Problem statement —
Print the listing from its top line through the line containing "lhcb_err = [1.0e7, 1.3e7, 7e6, 3.3e6, 1.6e6, 8e5, 4.5e5, 2.5e5]", nothing more, and leave out the pictures.

Data section —
»»

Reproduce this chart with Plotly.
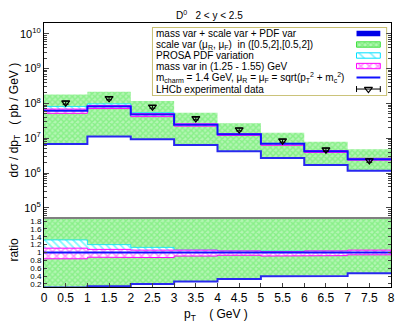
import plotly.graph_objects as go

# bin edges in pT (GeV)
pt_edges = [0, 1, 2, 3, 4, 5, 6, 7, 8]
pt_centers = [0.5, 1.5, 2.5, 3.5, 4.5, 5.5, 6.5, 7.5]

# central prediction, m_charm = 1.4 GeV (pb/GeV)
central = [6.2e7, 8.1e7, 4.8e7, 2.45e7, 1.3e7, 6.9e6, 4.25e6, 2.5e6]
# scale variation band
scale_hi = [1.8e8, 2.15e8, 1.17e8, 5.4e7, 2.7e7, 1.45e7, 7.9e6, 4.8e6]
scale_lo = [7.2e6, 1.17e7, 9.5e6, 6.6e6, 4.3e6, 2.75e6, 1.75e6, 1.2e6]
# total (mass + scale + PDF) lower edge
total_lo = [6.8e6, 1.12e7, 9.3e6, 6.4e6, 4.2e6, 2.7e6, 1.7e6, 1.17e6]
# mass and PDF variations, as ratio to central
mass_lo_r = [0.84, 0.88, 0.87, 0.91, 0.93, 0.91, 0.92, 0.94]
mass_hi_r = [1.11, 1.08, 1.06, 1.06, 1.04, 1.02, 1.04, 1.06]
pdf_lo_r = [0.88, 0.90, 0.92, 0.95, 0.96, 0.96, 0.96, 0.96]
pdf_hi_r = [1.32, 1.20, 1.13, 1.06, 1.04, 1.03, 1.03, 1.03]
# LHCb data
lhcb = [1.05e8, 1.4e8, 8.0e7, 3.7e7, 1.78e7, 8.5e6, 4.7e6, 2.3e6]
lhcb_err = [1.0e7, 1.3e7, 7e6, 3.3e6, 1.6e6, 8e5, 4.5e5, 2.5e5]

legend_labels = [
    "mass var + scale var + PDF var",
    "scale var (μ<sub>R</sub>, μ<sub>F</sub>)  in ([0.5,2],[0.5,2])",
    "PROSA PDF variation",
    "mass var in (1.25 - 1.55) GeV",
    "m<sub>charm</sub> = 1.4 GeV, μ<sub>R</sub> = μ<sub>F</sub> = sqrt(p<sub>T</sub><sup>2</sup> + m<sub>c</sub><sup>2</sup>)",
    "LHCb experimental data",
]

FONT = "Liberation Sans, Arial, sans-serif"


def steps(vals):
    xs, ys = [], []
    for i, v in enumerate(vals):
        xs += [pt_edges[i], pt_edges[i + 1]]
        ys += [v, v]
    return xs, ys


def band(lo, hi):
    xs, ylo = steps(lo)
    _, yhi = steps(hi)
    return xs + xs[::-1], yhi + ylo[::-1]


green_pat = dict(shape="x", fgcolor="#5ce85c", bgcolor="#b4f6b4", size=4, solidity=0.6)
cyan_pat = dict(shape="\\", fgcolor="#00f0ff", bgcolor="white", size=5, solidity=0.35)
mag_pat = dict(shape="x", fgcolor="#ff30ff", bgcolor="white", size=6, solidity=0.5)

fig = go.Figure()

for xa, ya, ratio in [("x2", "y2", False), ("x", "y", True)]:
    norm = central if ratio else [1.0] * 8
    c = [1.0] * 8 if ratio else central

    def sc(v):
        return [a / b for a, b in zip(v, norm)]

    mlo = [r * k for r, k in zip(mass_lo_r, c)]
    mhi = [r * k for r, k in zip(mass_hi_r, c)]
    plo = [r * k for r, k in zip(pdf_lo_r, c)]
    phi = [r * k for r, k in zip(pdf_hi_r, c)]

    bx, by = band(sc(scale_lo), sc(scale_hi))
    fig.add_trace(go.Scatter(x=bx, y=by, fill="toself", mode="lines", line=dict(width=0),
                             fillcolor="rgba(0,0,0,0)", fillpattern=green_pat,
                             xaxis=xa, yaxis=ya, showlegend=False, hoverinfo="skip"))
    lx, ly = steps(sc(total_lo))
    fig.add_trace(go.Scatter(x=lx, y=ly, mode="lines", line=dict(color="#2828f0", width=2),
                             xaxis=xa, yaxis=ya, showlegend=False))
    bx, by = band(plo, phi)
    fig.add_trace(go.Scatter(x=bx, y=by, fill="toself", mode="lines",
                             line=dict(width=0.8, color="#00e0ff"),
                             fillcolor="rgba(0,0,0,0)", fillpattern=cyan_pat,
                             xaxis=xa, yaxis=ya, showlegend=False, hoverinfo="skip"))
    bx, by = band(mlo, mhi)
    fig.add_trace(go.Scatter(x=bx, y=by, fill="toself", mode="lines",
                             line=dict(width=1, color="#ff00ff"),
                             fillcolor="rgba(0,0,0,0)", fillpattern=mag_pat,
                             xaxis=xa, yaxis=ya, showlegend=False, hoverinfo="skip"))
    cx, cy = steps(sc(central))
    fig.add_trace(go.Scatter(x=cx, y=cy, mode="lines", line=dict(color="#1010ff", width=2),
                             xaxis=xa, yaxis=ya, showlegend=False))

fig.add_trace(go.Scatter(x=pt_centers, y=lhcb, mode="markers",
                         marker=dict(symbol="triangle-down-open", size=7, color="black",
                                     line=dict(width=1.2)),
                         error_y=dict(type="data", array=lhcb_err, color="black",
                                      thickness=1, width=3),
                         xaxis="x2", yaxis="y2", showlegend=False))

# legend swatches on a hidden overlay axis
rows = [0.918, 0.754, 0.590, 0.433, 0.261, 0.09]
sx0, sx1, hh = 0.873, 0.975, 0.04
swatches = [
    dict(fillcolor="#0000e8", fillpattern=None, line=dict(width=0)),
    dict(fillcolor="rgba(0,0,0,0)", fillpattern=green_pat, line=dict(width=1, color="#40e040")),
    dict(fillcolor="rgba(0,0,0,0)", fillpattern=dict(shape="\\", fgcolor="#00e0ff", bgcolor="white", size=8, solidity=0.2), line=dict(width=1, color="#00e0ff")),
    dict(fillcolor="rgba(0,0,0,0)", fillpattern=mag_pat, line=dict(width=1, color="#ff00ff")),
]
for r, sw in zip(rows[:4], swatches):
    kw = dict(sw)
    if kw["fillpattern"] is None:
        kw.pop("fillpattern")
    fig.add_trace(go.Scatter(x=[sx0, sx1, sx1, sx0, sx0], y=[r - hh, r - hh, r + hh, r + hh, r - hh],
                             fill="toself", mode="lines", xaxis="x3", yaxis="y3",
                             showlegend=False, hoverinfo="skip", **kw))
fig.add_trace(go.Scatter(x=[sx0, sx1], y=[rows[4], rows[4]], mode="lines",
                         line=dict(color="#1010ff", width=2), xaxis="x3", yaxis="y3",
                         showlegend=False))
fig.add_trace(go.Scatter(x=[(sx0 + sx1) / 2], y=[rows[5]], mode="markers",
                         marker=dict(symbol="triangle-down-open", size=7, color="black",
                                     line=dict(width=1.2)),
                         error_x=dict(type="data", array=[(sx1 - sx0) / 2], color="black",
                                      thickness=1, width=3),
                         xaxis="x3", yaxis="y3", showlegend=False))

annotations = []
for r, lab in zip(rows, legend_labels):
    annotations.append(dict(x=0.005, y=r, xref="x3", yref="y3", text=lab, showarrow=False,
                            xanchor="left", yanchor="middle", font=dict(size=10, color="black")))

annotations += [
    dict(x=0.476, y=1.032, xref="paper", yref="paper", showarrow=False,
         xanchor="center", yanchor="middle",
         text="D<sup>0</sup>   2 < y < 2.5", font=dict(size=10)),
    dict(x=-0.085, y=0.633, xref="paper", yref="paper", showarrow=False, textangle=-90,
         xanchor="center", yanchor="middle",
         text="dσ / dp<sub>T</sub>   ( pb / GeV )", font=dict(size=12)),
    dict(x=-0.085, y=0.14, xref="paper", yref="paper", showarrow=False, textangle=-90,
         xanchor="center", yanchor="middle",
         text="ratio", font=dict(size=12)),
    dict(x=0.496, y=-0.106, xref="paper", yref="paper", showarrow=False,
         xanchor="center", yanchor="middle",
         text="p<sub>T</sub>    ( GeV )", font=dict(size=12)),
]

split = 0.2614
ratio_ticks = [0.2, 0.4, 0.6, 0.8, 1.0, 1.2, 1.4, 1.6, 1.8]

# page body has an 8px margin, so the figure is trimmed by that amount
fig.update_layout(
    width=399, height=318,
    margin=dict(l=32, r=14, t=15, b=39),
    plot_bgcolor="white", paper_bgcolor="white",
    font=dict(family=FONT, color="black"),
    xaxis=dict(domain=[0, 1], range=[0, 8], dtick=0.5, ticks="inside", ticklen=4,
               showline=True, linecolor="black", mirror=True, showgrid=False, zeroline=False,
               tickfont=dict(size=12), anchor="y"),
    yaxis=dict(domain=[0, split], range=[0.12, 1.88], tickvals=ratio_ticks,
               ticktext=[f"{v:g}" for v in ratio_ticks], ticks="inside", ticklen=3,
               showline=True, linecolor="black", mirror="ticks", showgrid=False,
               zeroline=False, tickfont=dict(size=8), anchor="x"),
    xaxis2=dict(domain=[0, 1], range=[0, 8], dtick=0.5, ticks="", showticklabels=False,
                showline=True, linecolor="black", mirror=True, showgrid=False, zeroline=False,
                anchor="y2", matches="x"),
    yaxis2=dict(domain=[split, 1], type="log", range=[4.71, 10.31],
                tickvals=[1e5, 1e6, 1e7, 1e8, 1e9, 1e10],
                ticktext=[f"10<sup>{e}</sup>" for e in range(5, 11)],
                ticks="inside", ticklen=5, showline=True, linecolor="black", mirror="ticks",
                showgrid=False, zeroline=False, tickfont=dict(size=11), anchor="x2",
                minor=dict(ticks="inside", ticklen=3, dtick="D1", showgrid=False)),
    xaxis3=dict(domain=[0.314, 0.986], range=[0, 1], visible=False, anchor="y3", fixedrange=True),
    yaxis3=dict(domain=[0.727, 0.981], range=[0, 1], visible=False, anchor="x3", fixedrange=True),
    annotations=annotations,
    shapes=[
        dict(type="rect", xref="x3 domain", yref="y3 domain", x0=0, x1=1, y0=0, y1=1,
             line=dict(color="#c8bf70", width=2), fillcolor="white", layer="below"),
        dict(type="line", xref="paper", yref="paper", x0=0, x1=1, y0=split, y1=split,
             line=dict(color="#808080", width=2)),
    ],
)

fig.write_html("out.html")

««

Task result —
Reproduce this chart with Plotly.
import plotly.graph_objects as go

# bin edges in pT (GeV)
pt_edges = [0, 1, 2, 3, 4, 5, 6, 7, 8]
pt_centers = [0.5, 1.5, 2.5, 3.5, 4.5, 5.5, 6.5, 7.5]

# central prediction, m_charm = 1.4 GeV (pb/GeV)
central = [6.2e7, 8.1e7, 4.8e7, 2.45e7, 1.3e7, 6.9e6, 4.25e6, 2.5e6]
# scale variation band
scale_hi = [1.8e8, 2.15e8, 1.17e8, 5.4e7, 2.7e7, 1.45e7, 7.9e6, 4.8e6]
scale_lo = [7.2e6, 1.17e7, 9.5e6, 6.6e6, 4.3e6, 2.75e6, 1.75e6, 1.2e6]
# total (mass + scale + PDF) lower edge
total_lo = [6.8e6, 1.12e7, 9.3e6, 6.4e6, 4.2e6, 2.7e6, 1.7e6, 1.17e6]
# mass and PDF variations, as ratio to central
mass_lo_r = [0.84, 0.88, 0.87, 0.91, 0.93, 0.91, 0.92, 0.94]
mass_hi_r = [1.11, 1.08, 1.06, 1.06, 1.04, 1.02, 1.04, 1.06]
pdf_lo_r = [0.88, 0.90, 0.92, 0.95, 0.96, 0.96, 0.96, 0.96]
pdf_hi_r = [1.32, 1.20, 1.13, 1.06, 1.04, 1.03, 1.03, 1.03]
# LHCb data
lhcb = [1.05e8, 1.4e8, 8.0e7, 3.7e7, 1.78e7, 8.5e6, 4.7e6, 2.3e6]
lhcb_err = [1.0e7, 1.3e7, 7e6, 3.3e6, 1.6e6, 8e5, 4.5e5, 2.5e5]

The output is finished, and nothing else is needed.